Let the independent variable be rainfall in inches, and the dependent variable be the depth of a certain lake. We suppose that the area drained by the lake and the shape of the lake are such that as each inch of rain falls, the lake's depth increases by 1/2 inch.

Then the model is D=1/2R+960. Here 960 inches is the initial depth of the lake, R is the amount of rainfall in inches, and D the depth of the lake in inches.

Another example (that I have also gotten in school in the past and have discusses in a previous post) is the way to calculate the cost of renting a car. There may be an upfront fee for renting the car for a day, but then there might be a variable fee that depends on the number of miles driven. However, this may be a simplification of the car rental process in order to fit the linear example.

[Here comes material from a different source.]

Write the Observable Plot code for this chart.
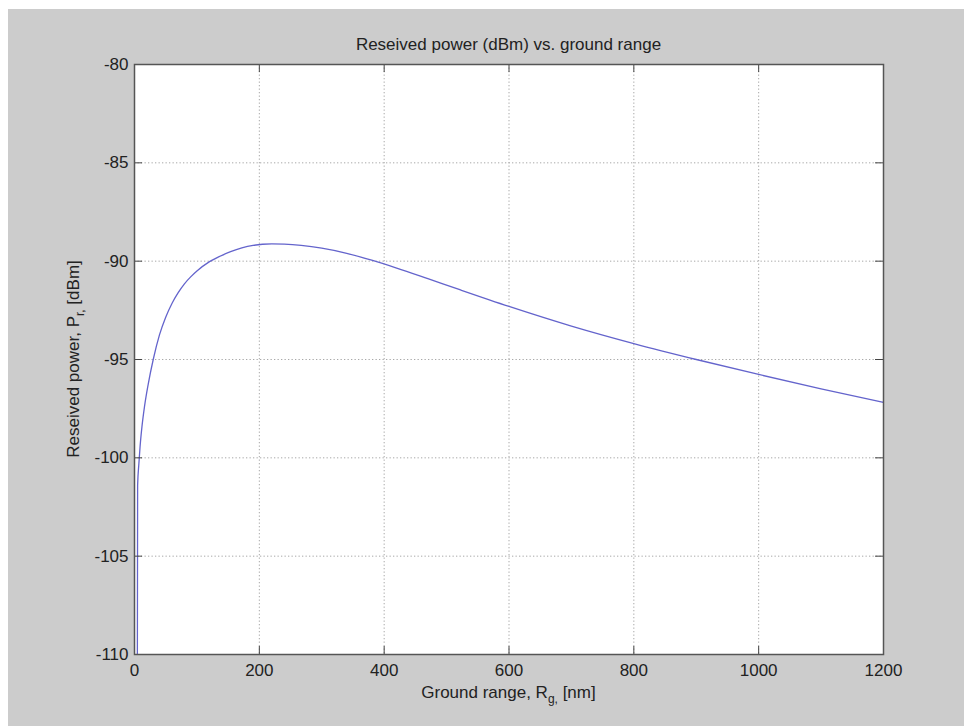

This car cost example can be expanded to be "more real" while still fitting the linear relationship. Let's assume that you buy a car in full - no monthly payments for you, the car is yours. Even though when you actually drive and use gas, you fill up on gas and therefore spend money in spurts, let's say that you averaged this money out and know the cost per mile. Then, this cost per mile would be your variable cost. In this example, the number of miles would be the independent variable and the cost would be the dependent variable. Graphing cost on the y-axis and number of miles on the x-axis, your (signficant) upfront cost of buying the car would be the y-intercept.